Family handoff and deep roots
The buyers, sisters Nicole Pennini Ferrara and Kara Pennini Kendrigan, purchased the property and business under Ferrara-Kendrigan LLC and said they are “so thrilled to keep it in the family,” according to Nemasket Week. The stand first opened in 1952 and became a Pennini family operation in 1966. Town assessor records cited by local reporting show George Pennini bought the business from his father in 1978, cementing the family’s role in running the site. Nemasket Week also points to longtime managers and staff who have stayed for decades, helping turn the place into a fixture for summer lines and post-game little-league celebrations.

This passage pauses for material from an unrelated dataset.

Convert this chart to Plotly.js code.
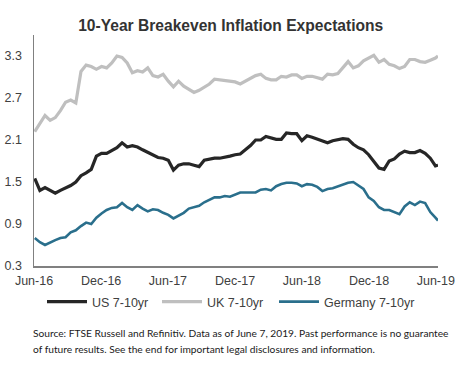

What a 'treat-only' powerhouse looks like
Marcus & Millichap has tagged the Middleborough location as a top-performing “treat-only” Dairy Queen, meaning it sticks to desserts like Blizzards, cones, and sundaes instead of a full food menu. It is ranked as the second-highest-grossing treats-only Dairy Queen in the United States and the most-visited Dairy Queen in Massachusetts based on annual foot traffic, according to Boston.com. With Dairy Queen’s corporate footprint topping 7,800 locations in more than 20 countries, brokers highlighted that unusually busy franchises in strong markets can command premium pricing. They told prospective buyers that the streamlined setup and reliable summer surges tend to keep revenue swings gentler than at more food-focused units.
Local impact
The Pennini sisters say they want to preserve the traditions that turned the stand into both a charity supporter and a community hangout, with George’s years of outreach, including support for St. Vincent de Paul, noted in local coverage. The deal effectively locks in a compact commercial site that already manages heavy seasonal demand without needing major rebuilding, something local officials and brokers say helps maintain jobs and sales tax revenue. For Middleborough residents, the short-term headline is simple enough: the Blizzards are not going anywhere this summer.
The buyers declined to comment further on the sale when contacted, Boston.com reported, but said they plan to keep the shop’s role in the community intact. The deal is a pointed reminder that a busy, well-run treat-only franchise can stack up in value against many small retail properties in the region.